The intersection of the artificial intelligence boom and national energy policy has reached a critical juncture as the new administration promises to lower household utility costs. While President Trump has campaigned on a platform of radical energy abundance and price reduction, the physical reality of the power grid tells a more complicated story. Silicon Valley giants including Microsoft, Amazon, and Google are currently engaged in a massive build-out of data centers that require unprecedented amounts of electricity. This surge in demand is creating a tension between corporate growth and the administration’s pledge to shield the American consumer from monthly bill increases.
Energy experts point out that the infrastructure required to power the AI revolution does not come cheap. To accommodate the massive load requirements of high-performance computing, utility companies must invest billions in grid upgrades, new transmission lines, and expanded generation capacity. Under current regulatory frameworks, these capital expenditures are often passed down to the general ratepayer base. This means that even if a tech giant pays for its own electricity consumption, the broader cost of hardening and expanding the local grid can result in higher monthly statements for residential homeowners and small businesses.
The administration has signaled a desire to deregulate the energy sector to spur production, arguing that a massive increase in oil, gas, and nuclear output will naturally drive prices down. However, the timeline for such projects often spans decades rather than years. Even if the federal government fast-tracks permits for small modular reactors or traditional gas plants, the immediate pressure on the grid from data centers remains acute. Tech companies have attempted to mitigate this by investing in their own power solutions, such as Microsoft’s deal to restart a unit at the Three Mile Island nuclear plant, but these bespoke arrangements do not necessarily alleviate the systemic pressure on the public utility system.

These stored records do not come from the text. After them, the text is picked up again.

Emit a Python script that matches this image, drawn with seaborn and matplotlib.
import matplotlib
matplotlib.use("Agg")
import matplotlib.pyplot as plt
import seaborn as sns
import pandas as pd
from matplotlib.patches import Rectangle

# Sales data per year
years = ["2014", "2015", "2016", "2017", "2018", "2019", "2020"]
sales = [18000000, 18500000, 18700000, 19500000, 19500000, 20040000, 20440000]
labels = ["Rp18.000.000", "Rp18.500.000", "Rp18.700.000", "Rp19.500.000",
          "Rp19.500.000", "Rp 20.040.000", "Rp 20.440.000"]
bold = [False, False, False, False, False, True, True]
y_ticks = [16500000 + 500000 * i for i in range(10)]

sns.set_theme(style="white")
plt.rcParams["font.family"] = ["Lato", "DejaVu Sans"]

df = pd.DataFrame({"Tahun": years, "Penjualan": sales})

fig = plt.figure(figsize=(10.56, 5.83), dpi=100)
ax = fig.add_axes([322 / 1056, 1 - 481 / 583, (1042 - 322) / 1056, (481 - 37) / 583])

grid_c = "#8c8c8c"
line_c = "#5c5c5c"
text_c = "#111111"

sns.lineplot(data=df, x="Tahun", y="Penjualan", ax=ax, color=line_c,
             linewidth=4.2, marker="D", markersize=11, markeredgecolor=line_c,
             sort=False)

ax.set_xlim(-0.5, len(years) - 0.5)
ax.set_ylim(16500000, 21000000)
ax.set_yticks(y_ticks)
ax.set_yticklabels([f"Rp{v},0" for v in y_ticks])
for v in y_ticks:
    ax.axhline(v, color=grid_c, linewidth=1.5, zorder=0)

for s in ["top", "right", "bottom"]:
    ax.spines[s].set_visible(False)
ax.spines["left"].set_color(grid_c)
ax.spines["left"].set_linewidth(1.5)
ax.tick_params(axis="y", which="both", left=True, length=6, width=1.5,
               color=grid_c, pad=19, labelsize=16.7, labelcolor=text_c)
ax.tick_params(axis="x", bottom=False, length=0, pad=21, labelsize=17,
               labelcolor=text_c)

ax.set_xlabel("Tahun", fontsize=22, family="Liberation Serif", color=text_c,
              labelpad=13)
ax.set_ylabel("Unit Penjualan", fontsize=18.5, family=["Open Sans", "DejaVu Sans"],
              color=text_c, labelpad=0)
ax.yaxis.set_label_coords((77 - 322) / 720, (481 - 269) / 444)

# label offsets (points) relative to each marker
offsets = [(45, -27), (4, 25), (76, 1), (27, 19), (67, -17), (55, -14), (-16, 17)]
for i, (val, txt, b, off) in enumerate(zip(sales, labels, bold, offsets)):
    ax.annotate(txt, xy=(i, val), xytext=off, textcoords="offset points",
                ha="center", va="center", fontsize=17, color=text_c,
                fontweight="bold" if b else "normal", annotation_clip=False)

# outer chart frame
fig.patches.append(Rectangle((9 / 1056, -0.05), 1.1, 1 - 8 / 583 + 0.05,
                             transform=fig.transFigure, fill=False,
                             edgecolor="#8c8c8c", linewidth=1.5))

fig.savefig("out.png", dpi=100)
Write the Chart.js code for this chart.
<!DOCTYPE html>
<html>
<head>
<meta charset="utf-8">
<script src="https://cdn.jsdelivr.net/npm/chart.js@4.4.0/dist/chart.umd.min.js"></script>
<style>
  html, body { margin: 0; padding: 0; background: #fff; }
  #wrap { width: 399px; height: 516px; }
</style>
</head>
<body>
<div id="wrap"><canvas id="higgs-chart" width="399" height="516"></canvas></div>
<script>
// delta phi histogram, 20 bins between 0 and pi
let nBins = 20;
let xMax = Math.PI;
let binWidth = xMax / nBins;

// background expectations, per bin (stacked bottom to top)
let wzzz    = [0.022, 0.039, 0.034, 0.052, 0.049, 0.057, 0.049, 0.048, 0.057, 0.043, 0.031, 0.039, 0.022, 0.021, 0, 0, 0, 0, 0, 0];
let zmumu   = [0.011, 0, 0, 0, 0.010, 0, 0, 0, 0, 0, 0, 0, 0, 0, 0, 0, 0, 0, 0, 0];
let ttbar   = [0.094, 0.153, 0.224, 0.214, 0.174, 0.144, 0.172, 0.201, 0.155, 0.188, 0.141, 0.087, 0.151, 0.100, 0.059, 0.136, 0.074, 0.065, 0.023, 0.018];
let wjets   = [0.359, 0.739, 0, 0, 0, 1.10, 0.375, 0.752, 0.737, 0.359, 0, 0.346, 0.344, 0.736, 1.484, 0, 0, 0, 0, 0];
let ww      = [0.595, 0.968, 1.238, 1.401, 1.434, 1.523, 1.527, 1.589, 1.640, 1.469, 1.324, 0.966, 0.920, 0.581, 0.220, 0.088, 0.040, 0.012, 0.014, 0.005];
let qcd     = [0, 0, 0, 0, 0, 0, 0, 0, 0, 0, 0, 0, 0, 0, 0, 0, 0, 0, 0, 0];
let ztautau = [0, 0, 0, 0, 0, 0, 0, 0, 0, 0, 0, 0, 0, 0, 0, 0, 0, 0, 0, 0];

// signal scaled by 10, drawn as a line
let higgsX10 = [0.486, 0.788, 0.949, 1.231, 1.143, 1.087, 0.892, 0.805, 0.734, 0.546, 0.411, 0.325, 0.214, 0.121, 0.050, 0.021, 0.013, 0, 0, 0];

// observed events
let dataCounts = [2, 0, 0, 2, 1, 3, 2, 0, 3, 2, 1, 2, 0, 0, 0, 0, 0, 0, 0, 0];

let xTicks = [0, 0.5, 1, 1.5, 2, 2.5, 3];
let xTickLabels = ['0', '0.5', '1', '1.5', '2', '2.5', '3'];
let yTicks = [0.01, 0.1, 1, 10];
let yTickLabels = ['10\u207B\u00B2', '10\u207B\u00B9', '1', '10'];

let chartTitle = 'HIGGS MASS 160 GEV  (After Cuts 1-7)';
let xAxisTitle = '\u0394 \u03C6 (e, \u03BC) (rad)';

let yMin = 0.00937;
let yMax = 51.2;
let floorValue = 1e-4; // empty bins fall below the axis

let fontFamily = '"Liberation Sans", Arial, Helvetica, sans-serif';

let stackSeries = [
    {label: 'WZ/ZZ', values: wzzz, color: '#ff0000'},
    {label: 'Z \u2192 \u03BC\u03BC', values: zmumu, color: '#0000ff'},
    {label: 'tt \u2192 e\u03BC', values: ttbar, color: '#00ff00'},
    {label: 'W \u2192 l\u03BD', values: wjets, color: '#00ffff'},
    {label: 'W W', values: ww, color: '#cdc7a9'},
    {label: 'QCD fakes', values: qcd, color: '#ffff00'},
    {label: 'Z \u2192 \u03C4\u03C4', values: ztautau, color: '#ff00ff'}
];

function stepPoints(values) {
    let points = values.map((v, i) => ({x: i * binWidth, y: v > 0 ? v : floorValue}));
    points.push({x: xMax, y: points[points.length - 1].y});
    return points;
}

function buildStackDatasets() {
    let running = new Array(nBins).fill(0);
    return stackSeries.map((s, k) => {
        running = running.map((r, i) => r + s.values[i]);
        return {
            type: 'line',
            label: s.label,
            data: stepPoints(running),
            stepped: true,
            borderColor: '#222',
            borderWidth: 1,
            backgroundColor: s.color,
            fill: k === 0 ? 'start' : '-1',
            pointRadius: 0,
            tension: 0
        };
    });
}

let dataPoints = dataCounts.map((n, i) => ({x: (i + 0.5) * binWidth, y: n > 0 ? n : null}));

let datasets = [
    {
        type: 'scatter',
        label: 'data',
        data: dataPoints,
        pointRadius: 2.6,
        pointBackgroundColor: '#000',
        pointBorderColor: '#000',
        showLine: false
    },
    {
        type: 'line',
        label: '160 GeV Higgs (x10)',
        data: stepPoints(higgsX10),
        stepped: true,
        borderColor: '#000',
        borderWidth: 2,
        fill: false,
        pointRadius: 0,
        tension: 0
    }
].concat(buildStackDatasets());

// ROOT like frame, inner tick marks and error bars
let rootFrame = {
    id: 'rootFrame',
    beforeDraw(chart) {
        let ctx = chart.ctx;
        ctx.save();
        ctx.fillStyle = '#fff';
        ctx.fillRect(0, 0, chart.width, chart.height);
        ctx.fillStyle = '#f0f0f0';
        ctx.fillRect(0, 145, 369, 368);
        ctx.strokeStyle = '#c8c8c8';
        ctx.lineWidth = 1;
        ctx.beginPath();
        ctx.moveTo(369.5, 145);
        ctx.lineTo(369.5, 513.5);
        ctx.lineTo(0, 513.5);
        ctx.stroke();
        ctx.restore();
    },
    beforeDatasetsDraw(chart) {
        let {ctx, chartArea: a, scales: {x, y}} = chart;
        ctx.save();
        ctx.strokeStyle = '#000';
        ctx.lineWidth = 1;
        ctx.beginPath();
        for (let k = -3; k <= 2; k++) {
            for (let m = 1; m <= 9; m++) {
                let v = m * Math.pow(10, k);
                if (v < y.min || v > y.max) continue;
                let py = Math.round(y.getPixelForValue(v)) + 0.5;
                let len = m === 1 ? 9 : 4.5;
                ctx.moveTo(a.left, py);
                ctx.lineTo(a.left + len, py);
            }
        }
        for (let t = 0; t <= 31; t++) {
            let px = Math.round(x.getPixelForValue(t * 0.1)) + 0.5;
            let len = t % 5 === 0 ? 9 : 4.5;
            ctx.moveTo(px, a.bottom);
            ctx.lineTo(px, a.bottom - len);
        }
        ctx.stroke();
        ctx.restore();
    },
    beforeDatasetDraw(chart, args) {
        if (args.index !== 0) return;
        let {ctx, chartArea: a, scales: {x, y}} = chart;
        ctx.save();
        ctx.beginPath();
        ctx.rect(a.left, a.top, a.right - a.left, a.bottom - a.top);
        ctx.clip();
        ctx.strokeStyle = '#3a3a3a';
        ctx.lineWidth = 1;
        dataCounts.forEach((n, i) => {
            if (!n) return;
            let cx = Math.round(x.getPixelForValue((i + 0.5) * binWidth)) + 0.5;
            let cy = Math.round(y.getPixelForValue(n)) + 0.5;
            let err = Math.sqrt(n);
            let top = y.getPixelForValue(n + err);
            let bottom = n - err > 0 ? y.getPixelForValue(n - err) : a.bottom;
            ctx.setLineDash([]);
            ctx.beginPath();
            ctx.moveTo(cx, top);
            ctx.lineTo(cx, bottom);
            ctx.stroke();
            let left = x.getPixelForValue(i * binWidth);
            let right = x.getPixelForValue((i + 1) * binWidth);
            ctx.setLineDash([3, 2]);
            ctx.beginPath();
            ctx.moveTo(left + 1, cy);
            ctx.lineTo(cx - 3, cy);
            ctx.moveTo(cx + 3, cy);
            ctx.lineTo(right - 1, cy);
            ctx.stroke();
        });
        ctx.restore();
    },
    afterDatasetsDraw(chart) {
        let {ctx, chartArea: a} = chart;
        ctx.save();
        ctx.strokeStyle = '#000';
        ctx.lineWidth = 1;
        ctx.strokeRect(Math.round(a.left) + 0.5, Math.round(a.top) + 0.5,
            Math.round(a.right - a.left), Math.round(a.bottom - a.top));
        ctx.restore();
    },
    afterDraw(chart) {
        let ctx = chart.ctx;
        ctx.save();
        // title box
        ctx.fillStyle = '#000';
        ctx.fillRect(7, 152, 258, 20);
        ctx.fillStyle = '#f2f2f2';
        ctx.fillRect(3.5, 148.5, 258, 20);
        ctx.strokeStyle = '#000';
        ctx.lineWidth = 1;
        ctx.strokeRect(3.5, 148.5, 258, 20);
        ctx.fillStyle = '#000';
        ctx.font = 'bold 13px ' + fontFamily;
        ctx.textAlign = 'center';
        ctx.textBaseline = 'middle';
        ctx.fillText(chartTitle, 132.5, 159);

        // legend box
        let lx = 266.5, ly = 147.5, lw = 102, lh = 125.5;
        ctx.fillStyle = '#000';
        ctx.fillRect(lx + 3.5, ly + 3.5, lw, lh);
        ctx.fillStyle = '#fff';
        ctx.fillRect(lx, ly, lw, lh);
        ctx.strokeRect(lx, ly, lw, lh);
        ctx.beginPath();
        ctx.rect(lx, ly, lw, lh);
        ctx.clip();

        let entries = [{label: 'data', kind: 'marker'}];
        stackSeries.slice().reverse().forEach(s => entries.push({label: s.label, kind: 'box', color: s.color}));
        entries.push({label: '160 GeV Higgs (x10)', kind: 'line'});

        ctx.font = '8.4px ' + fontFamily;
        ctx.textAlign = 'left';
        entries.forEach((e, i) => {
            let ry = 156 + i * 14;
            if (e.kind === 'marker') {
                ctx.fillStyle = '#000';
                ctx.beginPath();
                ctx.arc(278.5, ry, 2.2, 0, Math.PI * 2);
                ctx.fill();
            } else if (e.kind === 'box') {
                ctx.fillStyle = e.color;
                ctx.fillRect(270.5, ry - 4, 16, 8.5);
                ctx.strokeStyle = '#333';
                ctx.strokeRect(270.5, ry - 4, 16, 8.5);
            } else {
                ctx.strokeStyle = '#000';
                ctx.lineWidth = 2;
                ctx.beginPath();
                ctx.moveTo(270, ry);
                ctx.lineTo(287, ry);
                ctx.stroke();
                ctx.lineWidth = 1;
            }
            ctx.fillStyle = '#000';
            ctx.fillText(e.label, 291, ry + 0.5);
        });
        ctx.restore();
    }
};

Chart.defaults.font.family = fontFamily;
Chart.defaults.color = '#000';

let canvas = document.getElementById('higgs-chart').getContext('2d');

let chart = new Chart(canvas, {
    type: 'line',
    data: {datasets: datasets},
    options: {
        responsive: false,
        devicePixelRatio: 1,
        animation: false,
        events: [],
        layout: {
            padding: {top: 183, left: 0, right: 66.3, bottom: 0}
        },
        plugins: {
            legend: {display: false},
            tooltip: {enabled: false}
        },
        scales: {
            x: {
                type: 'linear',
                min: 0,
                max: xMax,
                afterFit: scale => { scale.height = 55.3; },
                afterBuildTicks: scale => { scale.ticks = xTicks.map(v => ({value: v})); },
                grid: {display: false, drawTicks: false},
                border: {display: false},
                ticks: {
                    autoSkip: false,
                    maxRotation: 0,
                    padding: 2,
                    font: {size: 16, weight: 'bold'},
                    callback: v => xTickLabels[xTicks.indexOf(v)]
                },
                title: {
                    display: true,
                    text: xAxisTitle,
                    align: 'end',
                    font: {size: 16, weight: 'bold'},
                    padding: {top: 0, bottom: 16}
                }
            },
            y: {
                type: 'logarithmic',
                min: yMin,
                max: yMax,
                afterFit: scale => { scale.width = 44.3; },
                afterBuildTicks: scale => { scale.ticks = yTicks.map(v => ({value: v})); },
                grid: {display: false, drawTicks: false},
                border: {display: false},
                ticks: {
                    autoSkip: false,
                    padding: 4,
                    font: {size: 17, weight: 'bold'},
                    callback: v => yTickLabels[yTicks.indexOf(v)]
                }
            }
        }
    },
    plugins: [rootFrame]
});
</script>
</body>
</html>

Critically, the political stakes are high for Big Tech. If voters perceive that their rising utility bills are a direct consequence of massive server farms being built in their backyards, the industry could face a populist backlash. This creates a unique challenge for the White House, which views technological supremacy in AI as a national security priority but also views low energy prices as a non-negotiable promise to the working class. Balancing these two objectives requires a level of coordination between the Department of Energy and private enterprise that has rarely been seen in previous decades.
Some industry analysts suggest that the solution lies in a new model of corporate responsibility where tech firms shouldering a larger portion of the regional infrastructure costs. Rather than simply buying power, companies may need to become active partners in building the the very generation assets they intend to use. This would prevent the socialization of costs that currently threatens to drive up consumer rates. Without such a shift, the administration may find it difficult to deliver on its promise of lower bills while simultaneously supporting the infrastructure needs of the digital economy.
In the coming months, the Federal Energy Regulatory Commission will likely become a primary battleground for these issues. As states like Virginia and Ohio struggle to keep up with data center demand, federal regulators will have to decide who carries the financial burden of a modern grid. For the tech industry, the goal is to secure reliable power at any cost to win the AI race. For the administration, the goal is to ensure that the average American does not pay a premium for Silicon Valley’s ambitions. Reconciling these two visions will be one of the defining economic challenges of the next four years.